To create the device, Sungjun Park and co-workers from Japan and South Korea fabricated an ultra-thin, flexible organic photovoltaic (OPV) cell (pictured, left) as a power source and integrated it with organic electrochemical transistors (OECTs) on an elastomer substrate (Nature 561, 516–521; 2018). The OPV was just 3 μm thick and consisted of a PBDTT-OFT:PC71BM organic heterojunction sandwiched between a ZnO nanoparticle layer that served as an electron-transport layer and an upper electrode of Ag/MoOx. The OPV operated with a power conversion efficiency of ~10% and weighed just 36.6 μg and was capable of generating 11.46 W g–1 of electrical power.

A key innovation for the success was the patterning of both the photoactive organic polymer layer and the ZnO layer with a 1D grating to improve the efficiency of the device. The 760-nm pitch grating pattern was taken from the surface of a blank DVD-R.

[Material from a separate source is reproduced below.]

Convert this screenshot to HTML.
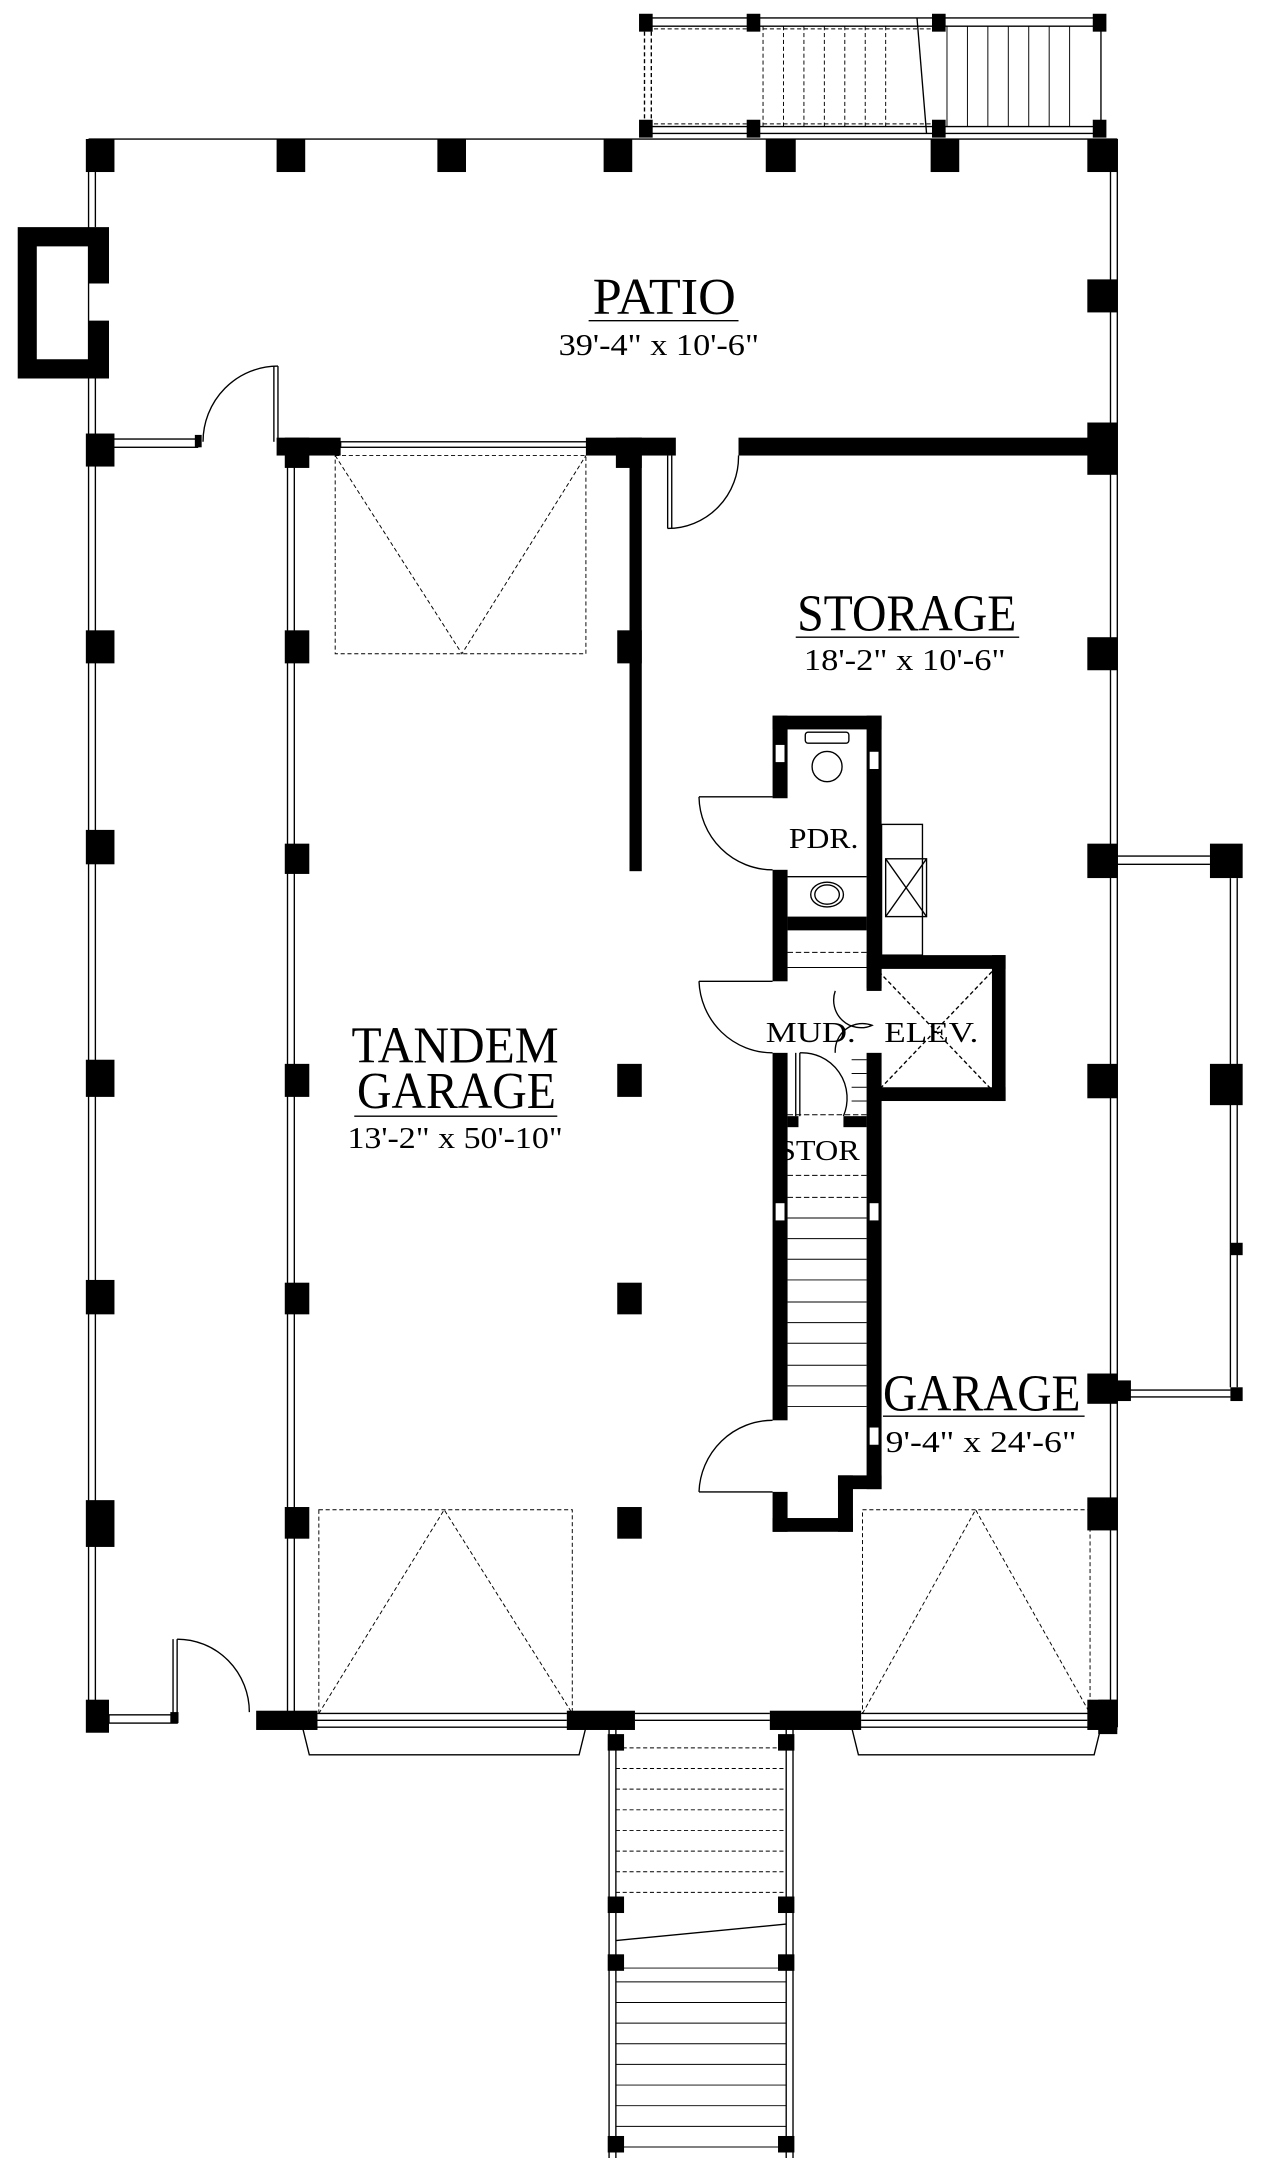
<!DOCTYPE html>
<html><head><meta charset="utf-8"><style>
html,body{margin:0;padding:0;background:#fff;}
svg{display:block;}
text{font-family:"Liberation Serif",serif;fill:#000;}
</style></head><body>
<svg width="1274" height="2158" viewBox="0 0 935 1568" preserveAspectRatio="none" xmlns="http://www.w3.org/2000/svg">
<g fill="none" stroke="#000" stroke-width="1">
<line x1="65" y1="101" x2="820" y2="101"/>
<line x1="65" y1="101" x2="65" y2="1255"/><line x1="70" y1="101" x2="70" y2="165"/><line x1="70" y1="275" x2="70" y2="1255"/>
<line x1="815" y1="101" x2="815" y2="1255"/><line x1="820" y1="101" x2="820" y2="1255"/>
<line x1="204" y1="266" x2="204" y2="321"/><line x1="201" y1="266" x2="201" y2="321"/>
<path d="M204,266 A55,55 0 0 0 149,321"/>
<rect x="80" y="319" width="65" height="6"/>
<rect x="250" y="321" width="183" height="4"/>
<line x1="490" y1="331" x2="490" y2="384"/><line x1="493" y1="331" x2="493" y2="384"/>
<path d="M490,384 A52,52 0 0 0 542,331"/>
<line x1="211" y1="331" x2="211" y2="1250"/><line x1="216" y1="331" x2="216" y2="1250"/>
<g stroke-dasharray="3,2" stroke-width="0.7">
<rect x="246" y="331" width="184" height="144"/>
<polyline points="246,331 339,475 430,331"/>
<rect x="234" y="1097" width="186" height="148"/>
<polyline points="234,1245 326,1097 420,1245"/>
<rect x="633" y="1097" width="167" height="148"/>
<polyline points="633,1245 716,1097 800,1245"/>
</g>
<line x1="233" y1="1245" x2="416" y2="1245"/><line x1="233" y1="1250" x2="416" y2="1250"/>
<line x1="466" y1="1245" x2="565" y2="1245"/><line x1="466" y1="1250" x2="565" y2="1250"/>
<line x1="632" y1="1245" x2="798" y2="1245"/><line x1="632" y1="1250" x2="798" y2="1250"/>
<polygon points="222,1255 430,1255 425,1275 227,1275"/>
<polygon points="625,1255 808,1255 803,1275 630,1275"/>
<line x1="130" y1="1191" x2="130" y2="1250"/><line x1="127" y1="1191" x2="127" y2="1250"/>
<path d="M130,1191 A53,53 0 0 1 183,1244"/>
<rect x="80" y="1246" width="50" height="6"/>
<line x1="447" y1="1255" x2="447" y2="1568"/><line x1="452" y1="1255" x2="452" y2="1568"/>
<line x1="577" y1="1255" x2="577" y2="1568"/><line x1="582" y1="1255" x2="582" y2="1568"/>
<g stroke-dasharray="3,2" stroke-width="0.7">
<line x1="452" y1="1270" x2="577" y2="1270"/><line x1="452" y1="1285" x2="577" y2="1285"/><line x1="452" y1="1300" x2="577" y2="1300"/><line x1="452" y1="1315" x2="577" y2="1315"/><line x1="452" y1="1330" x2="577" y2="1330"/><line x1="452" y1="1345" x2="577" y2="1345"/><line x1="452" y1="1360" x2="577" y2="1360"/><line x1="452" y1="1375" x2="577" y2="1375"/>
</g>
<line x1="452" y1="1410" x2="577" y2="1398"/>
<g stroke-width="0.7">
<line x1="452" y1="1430" x2="577" y2="1430"/><line x1="452" y1="1440" x2="577" y2="1440"/><line x1="452" y1="1455" x2="577" y2="1455"/><line x1="452" y1="1470" x2="577" y2="1470"/><line x1="452" y1="1485" x2="577" y2="1485"/><line x1="452" y1="1500" x2="577" y2="1500"/><line x1="452" y1="1515" x2="577" y2="1515"/><line x1="452" y1="1530" x2="577" y2="1530"/><line x1="452" y1="1545" x2="577" y2="1545"/><line x1="452" y1="1560" x2="577" y2="1560"/>
</g>
<line x1="470" y1="13" x2="810" y2="13"/><line x1="470" y1="19" x2="810" y2="19"/>
<line x1="470" y1="92" x2="810" y2="92"/><line x1="470" y1="97" x2="810" y2="97"/>
<line x1="473" y1="13" x2="473" y2="97" stroke-dasharray="3,2"/><line x1="478" y1="13" x2="478" y2="97" stroke-dasharray="3,2"/>
<line x1="808" y1="13" x2="808" y2="97"/>
<g stroke-dasharray="3,2" stroke-width="0.7">
<line x1="470" y1="21" x2="685" y2="21"/><line x1="470" y1="90" x2="685" y2="90"/>
<line x1="560" y1="19" x2="560" y2="92"/><line x1="575" y1="19" x2="575" y2="92"/><line x1="590" y1="19" x2="590" y2="92"/><line x1="605" y1="19" x2="605" y2="92"/><line x1="620" y1="19" x2="620" y2="92"/><line x1="635" y1="19" x2="635" y2="92"/><line x1="650" y1="19" x2="650" y2="92"/>
</g>
<line x1="673" y1="13" x2="680" y2="97"/>
<g stroke-width="0.7">
<line x1="695" y1="19" x2="695" y2="92"/><line x1="710" y1="19" x2="710" y2="92"/><line x1="725" y1="19" x2="725" y2="92"/><line x1="740" y1="19" x2="740" y2="92"/><line x1="755" y1="19" x2="755" y2="92"/><line x1="770" y1="19" x2="770" y2="92"/><line x1="785" y1="19" x2="785" y2="92"/>
</g>
<line x1="820" y1="622" x2="888" y2="622"/><line x1="820" y1="628" x2="888" y2="628"/>
<line x1="903" y1="638" x2="903" y2="1008"/><line x1="908" y1="638" x2="908" y2="1008"/>
<line x1="820" y1="1010" x2="903" y2="1010"/><line x1="820" y1="1015" x2="903" y2="1015"/>
<line x1="513" y1="579" x2="567" y2="579"/><path d="M513,579 A54,54 0 0 0 567,632"/>
<line x1="513" y1="713" x2="567" y2="713"/><path d="M513,713 A54,54 0 0 0 567,765"/>
<line x1="513" y1="1084" x2="567" y2="1084"/><path d="M513,1084 A54,54 0 0 1 567,1032"/>
<line x1="584" y1="765" x2="584" y2="811"/><line x1="587" y1="765" x2="587" y2="811"/>
<path d="M587,765 A33,33 0 0 1 619,811"/>
<path d="M613,720 A20,20 0 0 0 640,745 A20,20 0 0 0 613,765"/>
<rect x="591" y="532" width="32" height="8" rx="2"/>
<ellipse cx="607" cy="557" rx="11" ry="11"/>
<line x1="578" y1="637" x2="636" y2="637"/>
<ellipse cx="607" cy="650" rx="12" ry="9"/><ellipse cx="607" cy="650" rx="9" ry="7"/>
<rect x="647" y="599" width="30" height="95"/>
<rect x="650" y="624" width="30" height="42"/>
<line x1="650" y1="624" x2="680" y2="666"/><line x1="680" y1="624" x2="650" y2="666"/>
<line x1="645" y1="706" x2="728" y2="792" stroke-dasharray="3,2"/><line x1="728" y1="706" x2="645" y2="792" stroke-dasharray="3,2"/>
<g stroke-width="0.7">
<line x1="578" y1="692" x2="636" y2="692" stroke-dasharray="4,2"/><line x1="578" y1="703" x2="636" y2="703"/>
<line x1="578" y1="810" x2="636" y2="810" stroke-dasharray="4,2"/>
<line x1="578" y1="854" x2="636" y2="854" stroke-dasharray="4,2"/><line x1="578" y1="870" x2="636" y2="870" stroke-dasharray="4,2"/>
<line x1="578" y1="885" x2="636" y2="885"/><line x1="578" y1="900" x2="636" y2="900"/><line x1="578" y1="915" x2="636" y2="915"/><line x1="578" y1="930" x2="636" y2="930"/><line x1="578" y1="946" x2="636" y2="946"/><line x1="578" y1="961" x2="636" y2="961"/><line x1="578" y1="976" x2="636" y2="976"/><line x1="578" y1="992" x2="636" y2="992"/><line x1="578" y1="1007" x2="636" y2="1007"/><line x1="578" y1="1022" x2="636" y2="1022"/>
<line x1="625" y1="770" x2="636" y2="770"/><line x1="625" y1="780" x2="636" y2="780"/><line x1="625" y1="790" x2="636" y2="790"/><line x1="625" y1="800" x2="636" y2="800"/>
</g>
<line x1="432" y1="233" x2="542" y2="233"/>
<line x1="584" y1="463" x2="748" y2="463"/>
<line x1="260" y1="811" x2="409" y2="811"/>
<line x1="648" y1="1029" x2="796" y2="1029"/>
</g>
<g fill="#000">
<path d="M13,165 H80 V206 H65 V179 H27 V261 H65 V233 H80 V275 H13 Z"/>
<rect x="63" y="101" width="21" height="24"/><rect x="203" y="101" width="21" height="24"/><rect x="321" y="101" width="21" height="24"/><rect x="443" y="101" width="21" height="24"/><rect x="562" y="101" width="22" height="24"/><rect x="683" y="101" width="21" height="24"/><rect x="798" y="101" width="22" height="24"/>
<rect x="798" y="203" width="22" height="24"/><rect x="798" y="307" width="22" height="38"/><rect x="798" y="463" width="22" height="24"/><rect x="798" y="613" width="22" height="25"/><rect x="798" y="773" width="22" height="25"/><rect x="798" y="998" width="22" height="22"/><rect x="798" y="1088" width="22" height="24"/><rect x="806" y="1235" width="14" height="25"/>
<rect x="63" y="315" width="21" height="24"/><rect x="63" y="458" width="21" height="24"/><rect x="63" y="603" width="21" height="25"/><rect x="63" y="770" width="21" height="27"/><rect x="63" y="930" width="21" height="25"/><rect x="63" y="1090" width="21" height="34"/><rect x="63" y="1235" width="17" height="24"/>
<rect x="143" y="316" width="5" height="9"/><rect x="125" y="1244" width="6" height="8"/>
<rect x="209" y="458" width="18" height="24"/><rect x="209" y="613" width="18" height="22"/><rect x="209" y="773" width="18" height="24"/><rect x="209" y="932" width="18" height="23"/><rect x="209" y="1095" width="18" height="23"/>
<rect x="453" y="458" width="18" height="24"/><rect x="453" y="773" width="18" height="24"/><rect x="453" y="932" width="18" height="23"/><rect x="453" y="1095" width="18" height="23"/>
<rect x="203" y="318" width="47" height="13"/><rect x="209" y="318" width="18" height="22"/>
<rect x="430" y="318" width="66" height="13"/><rect x="452" y="318" width="19" height="22"/>
<rect x="462" y="318" width="9" height="315"/>
<rect x="542" y="318" width="278" height="13"/>
<rect x="188" y="1243" width="45" height="14"/><rect x="416" y="1243" width="50" height="14"/><rect x="565" y="1243" width="67" height="14"/><rect x="798" y="1235" width="22" height="22"/>
<rect x="446" y="1260" width="12" height="12"/><rect x="571" y="1260" width="12" height="12"/><rect x="446" y="1378" width="12" height="12"/><rect x="571" y="1378" width="12" height="12"/><rect x="446" y="1420" width="12" height="12"/><rect x="571" y="1420" width="12" height="12"/><rect x="446" y="1552" width="12" height="12"/><rect x="571" y="1552" width="12" height="12"/>
<rect x="469" y="10" width="10" height="13"/><rect x="548" y="10" width="10" height="13"/><rect x="684" y="10" width="10" height="13"/><rect x="802" y="10" width="10" height="13"/>
<rect x="469" y="87" width="10" height="13"/><rect x="548" y="87" width="10" height="13"/><rect x="684" y="87" width="10" height="13"/><rect x="802" y="87" width="10" height="13"/>
<rect x="888" y="613" width="24" height="25"/><rect x="888" y="773" width="24" height="30"/><rect x="903" y="903" width="9" height="9"/><rect x="903" y="1008" width="9" height="10"/><rect x="815" y="1003" width="15" height="15"/>
<rect x="567" y="520" width="80" height="10"/>
<rect x="636" y="520" width="11" height="198"/>
<rect x="578" y="666" width="58" height="10"/>
<rect x="567" y="520" width="11" height="60"/>
<rect x="567" y="632" width="11" height="81"/>
<rect x="567" y="765" width="11" height="267"/>
<rect x="567" y="1084" width="11" height="29"/>
<rect x="567" y="1103" width="59" height="10"/>
<rect x="615" y="1072" width="11" height="41"/>
<rect x="615" y="1072" width="32" height="10"/>
<rect x="636" y="765" width="11" height="317"/>
<rect x="640" y="694" width="98" height="10"/><rect x="728" y="694" width="10" height="106"/><rect x="640" y="790" width="98" height="10"/>
<rect x="636" y="694" width="11" height="26"/>
<rect x="619" y="811" width="17" height="8"/><rect x="578" y="811" width="8" height="8"/>
</g>
<g fill="#fff" stroke="#000" stroke-width="0.5">
<rect x="569" y="541" width="7" height="13"/><rect x="638" y="546" width="7" height="13"/>
<rect x="569" y="874" width="7" height="13"/><rect x="638" y="874" width="7" height="13"/><rect x="638" y="1037" width="7" height="13"/>
</g>
<text x="435" y="228" font-size="38" textLength="105" lengthAdjust="spacingAndGlyphs">PATIO</text>
<text x="410" y="258" font-size="22" textLength="147" lengthAdjust="spacingAndGlyphs">39'-4" x 10'-6"</text>
<text x="585" y="458" font-size="38" textLength="161" lengthAdjust="spacingAndGlyphs">STORAGE</text>
<text x="590" y="487" font-size="22" textLength="148" lengthAdjust="spacingAndGlyphs">18'-2" x 10'-6"</text>
<text x="258" y="772" font-size="38" textLength="152" lengthAdjust="spacingAndGlyphs">TANDEM</text>
<text x="262" y="805" font-size="38" textLength="146" lengthAdjust="spacingAndGlyphs">GARAGE</text>
<text x="255" y="834" font-size="22" textLength="158" lengthAdjust="spacingAndGlyphs">13'-2" x 50'-10"</text>
<text x="648" y="1025" font-size="38" textLength="145" lengthAdjust="spacingAndGlyphs">GARAGE</text>
<text x="650" y="1055" font-size="22" textLength="140" lengthAdjust="spacingAndGlyphs">9'-4" x 24'-6"</text>
<text x="579" y="616" font-size="21" textLength="51" lengthAdjust="spacingAndGlyphs">PDR.</text>
<text x="562" y="757" font-size="21" textLength="66" lengthAdjust="spacingAndGlyphs">MUD.</text>
<text x="649" y="757" font-size="21" textLength="69" lengthAdjust="spacingAndGlyphs">ELEV.</text>
<text x="571" y="843" font-size="21" textLength="60" lengthAdjust="spacingAndGlyphs">STOR</text>
</svg>
</body></html>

After fabrication, the devices were delaminated from a glass substrate and transferred to a thin layer of parylene. The OPVs were then integrated with OECTs to demonstrate self-powered, on-finger cardiac sensors (pictured, right) based on gate-bias-induced changes in output current when illuminated with light from an LED. The peak intensity and standard deviation of the recorded cardiac signal were 0.47 μA and 23.5 nA, respectively. Comparisons to the use of a commercial battery as power source, showed the benefit of no external power line noise, and no ground-loops due to the short interconnections.